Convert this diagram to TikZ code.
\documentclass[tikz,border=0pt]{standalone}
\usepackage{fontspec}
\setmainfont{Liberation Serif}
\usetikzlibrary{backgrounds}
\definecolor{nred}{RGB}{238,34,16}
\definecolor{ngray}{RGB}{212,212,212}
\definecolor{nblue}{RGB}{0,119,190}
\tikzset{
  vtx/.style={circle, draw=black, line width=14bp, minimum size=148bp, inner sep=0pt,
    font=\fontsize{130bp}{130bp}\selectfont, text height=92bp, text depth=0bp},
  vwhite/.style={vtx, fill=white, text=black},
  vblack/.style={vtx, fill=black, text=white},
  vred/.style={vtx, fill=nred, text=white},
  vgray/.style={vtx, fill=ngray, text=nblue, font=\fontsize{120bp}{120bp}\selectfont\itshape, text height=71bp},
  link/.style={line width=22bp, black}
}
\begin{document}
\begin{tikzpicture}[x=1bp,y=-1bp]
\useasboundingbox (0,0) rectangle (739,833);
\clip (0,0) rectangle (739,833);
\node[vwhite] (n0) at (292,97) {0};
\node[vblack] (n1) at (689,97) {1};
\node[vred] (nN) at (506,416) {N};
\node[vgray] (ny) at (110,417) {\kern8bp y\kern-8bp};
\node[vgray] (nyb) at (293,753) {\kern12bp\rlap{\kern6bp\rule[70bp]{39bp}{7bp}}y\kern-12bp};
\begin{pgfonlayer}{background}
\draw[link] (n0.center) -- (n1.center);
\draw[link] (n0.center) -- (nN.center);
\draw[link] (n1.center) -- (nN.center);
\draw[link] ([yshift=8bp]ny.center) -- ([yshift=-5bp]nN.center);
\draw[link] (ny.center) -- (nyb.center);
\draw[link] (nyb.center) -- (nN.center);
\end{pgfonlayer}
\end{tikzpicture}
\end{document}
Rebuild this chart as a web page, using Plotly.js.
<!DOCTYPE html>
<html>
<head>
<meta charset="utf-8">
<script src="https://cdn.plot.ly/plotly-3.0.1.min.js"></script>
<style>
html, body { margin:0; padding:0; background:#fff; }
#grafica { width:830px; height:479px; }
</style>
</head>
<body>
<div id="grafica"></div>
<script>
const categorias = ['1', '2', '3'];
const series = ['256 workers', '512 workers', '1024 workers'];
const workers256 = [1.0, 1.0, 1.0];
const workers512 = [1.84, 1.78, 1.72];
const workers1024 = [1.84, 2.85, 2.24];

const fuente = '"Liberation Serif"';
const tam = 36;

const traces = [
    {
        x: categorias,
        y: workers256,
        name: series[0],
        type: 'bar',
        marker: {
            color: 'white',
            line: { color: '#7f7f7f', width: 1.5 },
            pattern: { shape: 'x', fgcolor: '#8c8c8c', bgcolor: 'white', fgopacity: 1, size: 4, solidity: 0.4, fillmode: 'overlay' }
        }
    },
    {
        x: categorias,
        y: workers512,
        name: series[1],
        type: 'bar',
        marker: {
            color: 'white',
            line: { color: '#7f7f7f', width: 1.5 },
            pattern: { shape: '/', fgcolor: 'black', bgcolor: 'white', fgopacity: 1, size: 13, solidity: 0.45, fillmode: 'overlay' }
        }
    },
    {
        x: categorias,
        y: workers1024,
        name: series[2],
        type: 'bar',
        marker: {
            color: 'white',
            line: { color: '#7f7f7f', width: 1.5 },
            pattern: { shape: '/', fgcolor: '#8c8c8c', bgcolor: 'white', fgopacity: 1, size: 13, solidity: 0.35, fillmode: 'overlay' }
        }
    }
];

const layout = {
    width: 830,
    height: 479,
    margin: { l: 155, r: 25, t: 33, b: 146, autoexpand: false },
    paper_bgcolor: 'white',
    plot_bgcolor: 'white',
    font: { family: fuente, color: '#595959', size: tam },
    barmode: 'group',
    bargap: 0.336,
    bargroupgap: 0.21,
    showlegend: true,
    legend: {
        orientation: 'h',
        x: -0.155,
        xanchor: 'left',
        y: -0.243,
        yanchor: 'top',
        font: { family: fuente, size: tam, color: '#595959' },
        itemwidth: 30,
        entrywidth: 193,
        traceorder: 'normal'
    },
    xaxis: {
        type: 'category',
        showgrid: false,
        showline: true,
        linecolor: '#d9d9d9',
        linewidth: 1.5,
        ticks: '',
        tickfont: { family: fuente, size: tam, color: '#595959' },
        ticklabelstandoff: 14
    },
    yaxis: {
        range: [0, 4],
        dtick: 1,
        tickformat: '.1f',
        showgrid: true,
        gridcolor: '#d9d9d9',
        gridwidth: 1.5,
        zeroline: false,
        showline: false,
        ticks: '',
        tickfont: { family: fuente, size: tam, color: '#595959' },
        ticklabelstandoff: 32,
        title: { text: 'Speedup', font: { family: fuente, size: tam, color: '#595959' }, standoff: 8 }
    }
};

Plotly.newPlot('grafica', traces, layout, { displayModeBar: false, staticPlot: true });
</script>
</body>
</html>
__________
In the listing above, locate the line containing "Rebuild this chart" and the line containing "const tam = 36;". Extract those two lines and every line between them, exactly as written, and only those.

Rebuild this chart as a web page, using Plotly.js.
<!DOCTYPE html>
<html>
<head>
<meta charset="utf-8">
<script src="https://cdn.plot.ly/plotly-3.0.1.min.js"></script>
<style>
html, body { margin:0; padding:0; background:#fff; }
#grafica { width:830px; height:479px; }
</style>
</head>
<body>
<div id="grafica"></div>
<script>
const categorias = ['1', '2', '3'];
const series = ['256 workers', '512 workers', '1024 workers'];
const workers256 = [1.0, 1.0, 1.0];
const workers512 = [1.84, 1.78, 1.72];
const workers1024 = [1.84, 2.85, 2.24];

const fuente = '"Liberation Serif"';
const tam = 36;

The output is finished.